The metal sintered body of Claim 1, wherein the above-mentioned self-fluxing alloy is a nickel based self-fluxing alloy.
The metal sintered body of Claim 1 or Claim 2, wherein the above-mentioned green body is produced by using a metal injection molding method.
The metal sintered body of Claim 1 or Claim 2, wherein the content of the metal powder in the above-mentioned green body is between 80 and 98 wt%.
The metal sintered body of Claim 1 or Claim 2, wherein the Vickers hardness Hv on the surface of the above-mentioned metal sintered body is more than 500.
The metal sintered body of Claim 1 or Claim 2, wherein the tensile strength of the above-mentioned metal sintered body is between 10 and 60 kg/mm².

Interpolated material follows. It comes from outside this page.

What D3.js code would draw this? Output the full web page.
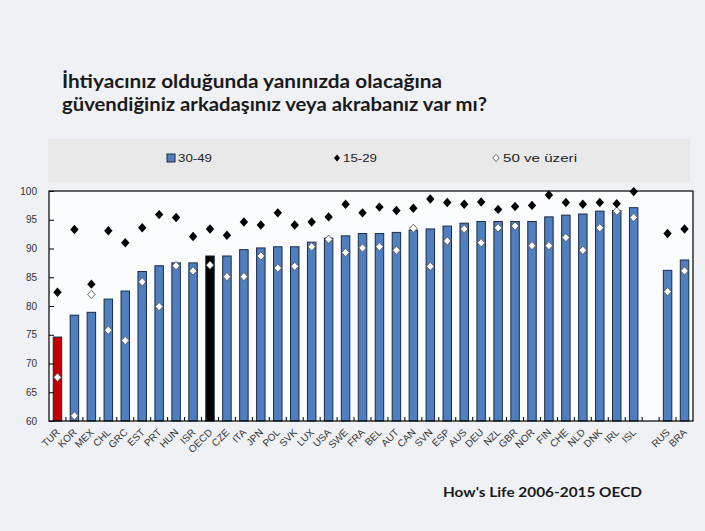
<!DOCTYPE html>
<html>
<head>
<meta charset="utf-8">
<script src="https://cdn.jsdelivr.net/npm/d3@7"></script>
<style>
  html, body { margin: 0; padding: 0; background: #eff1f5; }
  svg { display: block; }
</style>
</head>
<body>
<svg id="chart" width="705" height="531"></svg>
<script>
const categories = ["TUR","KOR","MEX","CHL","GRC","EST","PRT","HUN","ISR","OECD","CZE","ITA","JPN","POL","SVK","LUX","USA","SWE","FRA","BEL","AUT","CAN","SVN","ESP","AUS","DEU","NZL","GBR","NOR","FIN","CHE","NLD","DNK","IRL","ISL","RUS","BRA"];
const age3049 = [74.6,78.4,78.9,81.2,82.6,86.0,87.0,87.5,87.5,88.7,88.7,89.8,90.1,90.3,90.3,91.1,91.8,92.2,92.6,92.6,92.8,93.2,93.4,93.9,94.4,94.7,94.7,94.7,94.7,95.5,95.8,96.0,96.5,96.6,97.1,86.2,88.0];
const age1529 = [82.4,93.3,83.8,93.1,91.0,93.6,95.9,95.4,92.1,93.4,92.3,94.6,94.1,96.2,94.1,94.6,95.5,97.7,96.2,97.2,96.6,97.0,98.6,98.0,97.7,98.1,96.8,97.3,97.5,99.3,98.0,97.7,98.0,97.8,99.9,92.6,93.4];
const age50 = [67.6,60.9,82.0,75.8,74.0,84.2,79.9,87.0,86.1,87.1,85.1,85.1,88.7,86.6,86.9,90.3,91.6,89.3,90.1,90.3,89.7,93.5,86.9,91.3,93.4,91.0,93.6,93.9,90.5,90.5,91.9,89.7,93.6,96.5,95.4,82.5,86.1];
const yTicks = [60,65,70,75,80,85,90,95,100];
const gapKey = "__gap__";
const legendItems = ["30-49","15-29","50 ve üzeri"];
const titleLines = ["İhtiyacınız olduğunda yanınızda olacağına","güvendiğiniz arkadaşınız veya akrabanız var mı?"];
const sourceText = "How's Life 2006-2015 OECD";

const svg = d3.select("#chart");
const W = 705, H = 531;
const plot = {left: 49, right: 693, top: 191, bottom: 421};

svg.append("rect").attr("x",0).attr("y",0).attr("width",W).attr("height",H).attr("fill","#eff1f5");

// Title
const title = svg.append("g");
titleLines.forEach((t,i)=>{
  title.append("text")
    .attr("x",62).attr("y",88 + i*23)
    .attr("font-family","Lato, 'Open Sans', sans-serif")
    .attr("font-weight","bold")
    .attr("font-size",18)
    .attr("fill","#1a1a1a")
    .attr("textLength", i===0 ? 380 : 425)
    .attr("lengthAdjust","spacingAndGlyphs")
    .text(t);
});

// Legend
svg.append("rect").attr("x",48).attr("y",139).attr("width",642).attr("height",43).attr("fill","#e9e9ea");
const domainSlots = categories.slice(0,35).concat([gapKey]).concat(categories.slice(35));
const x = d3.scaleBand().domain(domainSlots).range([plot.left, plot.right]).paddingInner(0.5).paddingOuter(0.25);
const y = d3.scaleLinear().domain([60,100]).range([plot.bottom, plot.top]);

const diamond = (w,h) => `M0,${-h}L${w},0L0,${h}L${-w},0Z`;

const leg = svg.append("g").attr("font-family","'Liberation Sans', Arial, sans-serif").attr("font-size",11).attr("fill","#222");
leg.append("rect").attr("x",167).attr("y",154).attr("width",8).attr("height",8).attr("fill","#4f7fbe").attr("stroke","#1b2a47");
leg.append("text").attr("x",178).attr("y",162).attr("textLength",34).attr("lengthAdjust","spacingAndGlyphs").text(legendItems[0]);
leg.append("path").attr("d",diamond(3,3.5)).attr("transform","translate(337,158)").attr("fill","#000");
leg.append("text").attr("x",343).attr("y",162).attr("textLength",34).attr("lengthAdjust","spacingAndGlyphs").text(legendItems[1]);
leg.append("path").attr("d",diamond(3.2,3.6)).attr("transform","translate(496,158)").attr("fill","#fff").attr("stroke","#444").attr("stroke-width",0.8);
leg.append("text").attr("x",503).attr("y",162).attr("textLength",74).attr("lengthAdjust","spacingAndGlyphs").text(legendItems[2]);

// Plot area
svg.append("rect").attr("x",plot.left).attr("y",plot.top).attr("width",plot.right-plot.left).attr("height",plot.bottom-plot.top).attr("fill","#fafcfe");

const rows = categories.map((c,i)=>({c, a:age3049[i], b:age1529[i], o:age50[i]}));

// Bars
svg.append("g").selectAll("rect").data(rows).join("rect")
  .attr("x", d=>x(d.c))
  .attr("width", x.bandwidth())
  .attr("y", d=>y(d.a))
  .attr("height", d=>y(60)-y(d.a))
  .attr("fill", d=> d.c==="TUR" ? "#c00000" : d.c==="OECD" ? "#000000" : "#4f7fbe")
  .attr("stroke","#1b2a47").attr("stroke-width",1);

// 50+ white diamonds
svg.append("g").selectAll("path").data(rows).join("path")
  .attr("d", diamond(3.8,4.2))
  .attr("transform", d=>`translate(${x(d.c)+x.bandwidth()/2},${y(d.o)})`)
  .attr("fill","#fff").attr("stroke","#555").attr("stroke-width",0.9);

// 15-29 black diamonds
svg.append("g").selectAll("path").data(rows).join("path")
  .attr("d", diamond(4.2,4.7))
  .attr("transform", d=>`translate(${x(d.c)+x.bandwidth()/2},${y(d.b)})`)
  .attr("fill","#000");

// Frame
svg.append("rect").attr("x",plot.left).attr("y",plot.top).attr("width",plot.right-plot.left).attr("height",plot.bottom-plot.top).attr("fill","none").attr("stroke","#000").attr("stroke-width",1.2);

// Y axis
const yAxis = d3.axisLeft(y).tickValues(yTicks).tickSize(-5).tickPadding(12);
const yg = svg.append("g").attr("transform",`translate(${plot.left},0)`).call(yAxis);
yg.select(".domain").remove();
yg.selectAll("line").attr("stroke","#000");
yg.selectAll("text").attr("font-family","'Liberation Sans', Arial, sans-serif").attr("font-size",10).attr("fill","#333");

// X axis ticks at slot boundaries
const step = x.step();
const bounds = d3.range(1, domainSlots.length);
svg.append("g").selectAll("line").data(bounds).join("line")
  .attr("x1", i=>plot.left + step*i).attr("x2", i=>plot.left + step*i)
  .attr("y1", plot.bottom).attr("y2", plot.bottom-4)
  .attr("stroke","#000").attr("stroke-width",1);

// X labels
svg.append("g").selectAll("text").data(categories).join("text")
  .attr("transform", c=>`translate(${x(c)+x.bandwidth()/2+3},${plot.bottom+12}) rotate(-45)`)
  .attr("text-anchor","end")
  .attr("font-family","'Liberation Sans', Arial, sans-serif")
  .attr("font-size",10)
  .attr("fill","#333")
  .text(c=>c);

// Source
svg.append("text").attr("x",443).attr("y",497)
  .attr("font-family","Lato, 'Open Sans', sans-serif").attr("font-weight","bold").attr("font-size",14)
  .attr("fill","#1a1a1a").attr("textLength",199).attr("lengthAdjust","spacingAndGlyphs")
  .text(sourceText);
</script>
</body>
</html>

The metal sintered body of Claim 1 or Claim 2, wherein the metal sintered body has a portion designed for high wear durability.
The metal sintered body of Claim 1 or Claim 2, wherein the metal sintered body is a component within a power transmission.
The metal sintered body of Claim 1 or Claim 2, wherein the above-mentioned metal sintered body engages a first driveline (sprocket gear) and a second driveline (ratchet gear) in the power transmission component.
A production method of the metal sintered body, wherein the production method is characterized by including the following three process steps: (i) producing a green body, which includes a metal powder and a binding material; the metal powder being comprised of a self-fluxing alloy; (ii) conducting a de-binding treatment on the green body obtained from (i); and (iii) sintering the de-bound body obtained from (ii), thereby to produce the metal sintered body.
The production method of the metal sintered body of Claim 10, wherein the above-mentioned self-fluxing alloy is nickel based self-fluxing alloy.
The production method of the metal sintered body of Claim 10 or 11, wherein the production of the above-mentioned green body is conducted by using the metal injection molding method.
The production method of the metal sintered body of Claim 10 or Claim 11 wherein the content of the above-mentioned metal powder in the green body is between 80 and 98 wt%.